Lupe Medina wants to be remembered as a determined, hardworking and supportive


By Rodnesha Mcnea

Silvestre Bautista and Imelda Medina moved to the United States without speaking English. It took a few years before their oldest child, Guadalupe Medina, brought the language home from school. From there, a bilingual family grew.

Medina was just 5 months old when her family moved to St. Louis from Mexico. With the help of her sister, Lupe Medina’s conversational English became contagious.

“My parents motivate me to do better,” said Medina, a 16-year old rising junior at Francis Howell North High School in St. Charles, Missouri.

She relies on them as her support system, but said they can also be overprotective at times. She said she considers her parents to be role models because they have come a long way and show her that she can overcome any obstacles if she tries.

Medina has a 13-year-old sister, 9-year-old brother and a 3-year-old brother at home. Each of them looks up to the big sister – and the importance of being a role model isn’t lost on her.

Medina’s dad started his own photography business approximately 10 years ago, which she has learned about. The business that her dad started developed her interest in video editing and photography. She began recording videos and taking photographs around the age of the 10. She prefers to be in control behind the scenes and wants to make it a career.

She has lived in numerous cities in the state of Missouri since her parents emigrated from Mexico to the United States. She describes St. Charles, her current home, as more peaceful than St. Louis, where she lived when she first came over from Mexico.

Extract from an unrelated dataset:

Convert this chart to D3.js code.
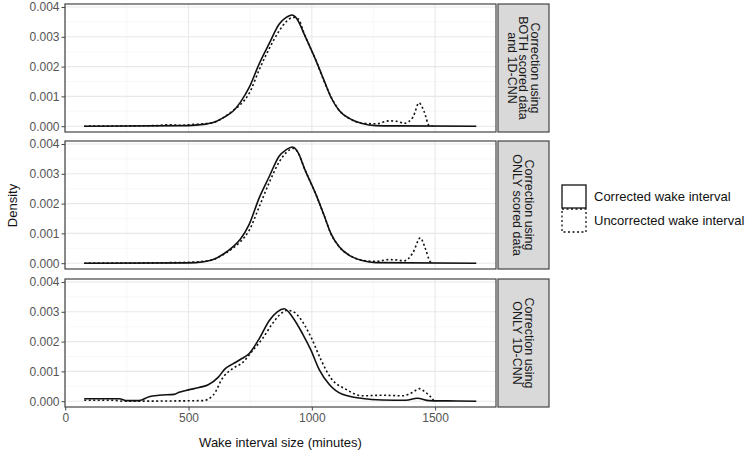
<!DOCTYPE html>
<html><head><meta charset="utf-8">
<script src="https://cdn.jsdelivr.net/npm/d3@7"></script>
<style>body{margin:0;background:#fff}svg{display:block;font-family:Arial,"Liberation Sans",sans-serif}</style>
</head><body><svg id="c" width="750" height="453"></svg>
<script>
// ---- data ----
const panelLabels = [
  ["Correction using","BOTH scored data","and 1D-CNN"],
  ["Correction using","ONLY scored data"],
  ["Correction using","ONLY 1D-CNN"]
];
const seriesNames = ["Corrected wake interval","Uncorrected wake interval"];
const xTicks = [0,500,1000,1500];
const yTicks = [0,0.001,0.002,0.003,0.004];

const bothCorrected = [[77,0],[500,0.00002],[560,0.00006],[600,0.00012],[640,0.00028],[680,0.0005],[710,0.0008],[746,0.0013],[787,0.0021],[827,0.00277],[868,0.00343],[895,0.00364],[919,0.00373],[940,0.0036],[969,0.00309],[1017,0.0022],[1050,0.00153],[1077,0.00098],[1111,0.00053],[1152,0.00026],[1204,0.00009],[1260,0.00002],[1350,0.00001],[1667,0]];
const bothUncorrected = [[77,0],[370,0.00002],[420,0.00005],[470,0.00003],[520,0.00006],[560,0.00008],[600,0.00012],[640,0.00028],[680,0.00052],[710,0.00072],[746,0.0011],[787,0.0019],[827,0.0026],[868,0.0032],[895,0.0035],[925,0.00365],[945,0.0036],[969,0.0031],[1017,0.0022],[1050,0.0015],[1077,0.001],[1111,0.00053],[1152,0.00026],[1204,0.0001],[1260,0.00008],[1314,0.00018],[1340,0.00017],[1375,0.0001],[1410,0.0003],[1435,0.00078],[1455,0.0005],[1476,0.00002],[1490,0]];

const scoredCorrected = [[77,0],[500,0.00001],[560,0.00005],[600,0.00012],[640,0.0003],[680,0.00055],[710,0.0008],[746,0.0013],[787,0.0022],[827,0.0029],[868,0.0036],[895,0.0038],[922,0.0039],[945,0.0037],[969,0.0032],[1017,0.0023],[1050,0.0016],[1077,0.001],[1111,0.00055],[1152,0.00026],[1204,0.00009],[1260,0.00002],[1667,0]];
const scoredUncorrected = [[77,0],[450,0.00002],[500,0.00003],[560,0.00006],[600,0.00012],[640,0.00028],[680,0.0005],[710,0.00072],[746,0.0011],[787,0.0019],[827,0.0027],[868,0.0034],[895,0.0037],[925,0.00385],[945,0.0037],[969,0.0032],[1017,0.0023],[1050,0.0016],[1077,0.001],[1111,0.00055],[1152,0.00027],[1204,0.0001],[1260,0.00006],[1314,0.00012],[1340,0.00011],[1375,0.00008],[1410,0.00035],[1440,0.00085],[1460,0.0005],[1480,0.00005],[1490,0]];

const cnnCorrected = [[77,0.00008],[150,0.00008],[219,0.00008],[250,0.00002],[300,0.00002],[340,0.00015],[381,0.0002],[442,0.00023],[462,0.0003],[500,0.00038],[543,0.00046],[580,0.00055],[620,0.0008],[650,0.0011],[680,0.00125],[710,0.0014],[746,0.0016],[787,0.0021],[827,0.0027],[860,0.003],[888,0.0031],[922,0.00282],[962,0.00227],[996,0.00172],[1030,0.00106],[1071,0.00056],[1124,0.00023],[1206,0.00009],[1286,0.00004],[1381,0.00003],[1428,0.0001],[1476,0.00002],[1550,0.00001],[1667,0]];
const cnnUncorrected = [[77,0.00003],[200,0.00003],[230,0],[560,0.00002],[600,0.0002],[640,0.0008],[680,0.0011],[720,0.0013],[760,0.0017],[800,0.0021],[840,0.0026],[870,0.0029],[900,0.00305],[930,0.00298],[949,0.00282],[996,0.00216],[1037,0.00139],[1077,0.00078],[1138,0.0004],[1206,0.00018],[1287,0.0002],[1367,0.00018],[1410,0.0003],[1436,0.00042],[1460,0.0003],[1476,0.0002],[1496,0]];

const panelData = [[bothCorrected,bothUncorrected],[scoredCorrected,scoredUncorrected],[cnnCorrected,cnnUncorrected]];

// ---- layout ----
const svg = d3.select("#c");
const left = 65, right = 496;
const panelTops = [4, 141, 279];
const panelH = 128;
const stripX = 498, stripW = 51;
const dashes = [null, "2,2.5"];

const x = d3.scaleLinear().domain([-1, 1747]).range([left, right]);

panelData.forEach((series, i) => {
  const top = panelTops[i], bottom = top + panelH;
  const y = d3.scaleLinear().domain([-0.000195, 0.0041]).range([bottom, top]);
  const g = svg.append("g");
  g.append("rect").attr("x", left).attr("y", top).attr("width", right-left).attr("height", panelH).attr("fill", "#fff");
  const xm = [250,750,1250], ym = [0.0005,0.0015,0.0025,0.0035];
  g.selectAll(".xm").data(xm).join("line").attr("x1", d=>x(d)).attr("x2", d=>x(d)).attr("y1", top).attr("y2", bottom).attr("stroke", "#f4f4f4").attr("stroke-width", 0.6);
  g.selectAll(".ym").data(ym).join("line").attr("y1", d=>y(d)).attr("y2", d=>y(d)).attr("x1", left).attr("x2", right).attr("stroke", "#f4f4f4").attr("stroke-width", 0.6);
  g.selectAll(".xg").data(xTicks).join("line").attr("x1", d=>x(d)).attr("x2", d=>x(d)).attr("y1", top).attr("y2", bottom).attr("stroke", "#e8e8e8").attr("stroke-width", 1.1);
  g.selectAll(".yg").data(yTicks).join("line").attr("y1", d=>y(d)).attr("y2", d=>y(d)).attr("x1", left).attr("x2", right).attr("stroke", "#e8e8e8").attr("stroke-width", 1.1);
  const line = d3.line().x(d=>x(d[0])).y(d=>y(d[1])).curve(d3.curveMonotoneX);
  series.forEach((s, j) => {
    g.append("path").datum(s).attr("d", line).attr("fill", "none").attr("stroke", "#111")
      .attr("stroke-width", 1.6).attr("stroke-dasharray", dashes[j]);
  });
  g.append("rect").attr("x", left).attr("y", top).attr("width", right-left).attr("height", panelH).attr("fill", "none").attr("stroke", "#444").attr("stroke-width", 1.2);
  const ya = g.append("g").attr("transform", `translate(${left},0)`)
    .call(d3.axisLeft(y).tickValues(yTicks).tickFormat(d3.format(".3f")).tickSize(3.5).tickPadding(2));
  ya.select(".domain").remove();
  ya.selectAll(".tick line").attr("stroke", "#444");
  ya.selectAll(".tick text").attr("fill", "#555").attr("font-size", "12px").attr("font-family", "Arial, 'Liberation Sans', sans-serif");
  if (i === panelData.length - 1) {
    const xa = g.append("g").attr("transform", `translate(0,${bottom})`)
      .call(d3.axisBottom(x).tickValues(xTicks).tickFormat(d3.format("d")).tickSize(3.5).tickPadding(3));
    xa.select(".domain").remove();
    xa.selectAll(".tick line").attr("stroke", "#444");
    xa.selectAll(".tick text").attr("fill", "#555").attr("font-size", "12px").attr("font-family", "Arial, 'Liberation Sans', sans-serif");
  }
  g.append("rect").attr("x", stripX).attr("y", top).attr("width", stripW).attr("height", panelH).attr("fill", "#d9d9d9").attr("stroke", "#444").attr("stroke-width", 1.2);
  const lines = panelLabels[i];
  const cx = stripX + stripW/2, cy = top + panelH/2;
  const lh = 11.5;
  const t = g.append("text").attr("transform", `translate(${cx},${cy}) rotate(90)`)
    .attr("text-anchor", "middle").attr("font-size", "12.5px").attr("fill", "#1a1a1a");
  lines.forEach((l, k) => {
    const off = (k - (lines.length-1)/2) * lh;
    t.append("tspan").attr("x", 0).attr("y", off + 4.5).text(l);
  });
});

svg.append("text").attr("x", (left+right)/2).attr("y", 447).attr("text-anchor", "middle").attr("font-size", "13px").attr("fill", "#111").text("Wake interval size (minutes)");
svg.append("text").attr("transform", `translate(17,${(panelTops[0]+panelTops[2]+panelH)/2}) rotate(-90)`).attr("text-anchor", "middle").attr("font-size", "13px").attr("fill", "#111").text("Density");

const lg = svg.append("g");
seriesNames.forEach((n, j) => {
  const ky = 185 + j*24;
  lg.append("rect").attr("x", 562).attr("y", ky).attr("width", 24).attr("height", 23).attr("fill", "#fff")
    .attr("stroke", "#111").attr("stroke-width", 1.3).attr("stroke-dasharray", dashes[j]);
  lg.append("text").attr("x", 594).attr("y", ky + 16).attr("font-size", "13px").attr("fill", "#111").text(n);
});
</script></body></html>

“I hear less violence in St. Charles and don’t have to deal with the distraction of police busting in my neighbors’ house in the middle of the night,” Medina said.

The United States is her home for good.

“I don’t want to go back to Mexico because I feel as if I’m accustomed to being here since I been here so long,” Medina said. “If I was to return back I would feel out of place,” Medina said.

She said that, while her parents keep up with events in Mexico, she does not.

Medina is most proud that she has yet to indulge in bad habits or negative influences, and she said she doesn’t give up when things get rough. Her favorite subject is math, leaving history to be her least favorite in school. The coming year will be her fourth in the school choir and, in her spare time, she surrounds herself with horror books and fiction novels.

“I want to be remembered as a determined, hardworking and supportive person”, says Medina. Her family nickname is based of her middle name, which is Monserrat, and they call her Monse, but Medina friends call her Lupe for short.

She said she is thankful for the help of her Journalism 2 teacher, who inspires her to do better and pushes her further to do great things.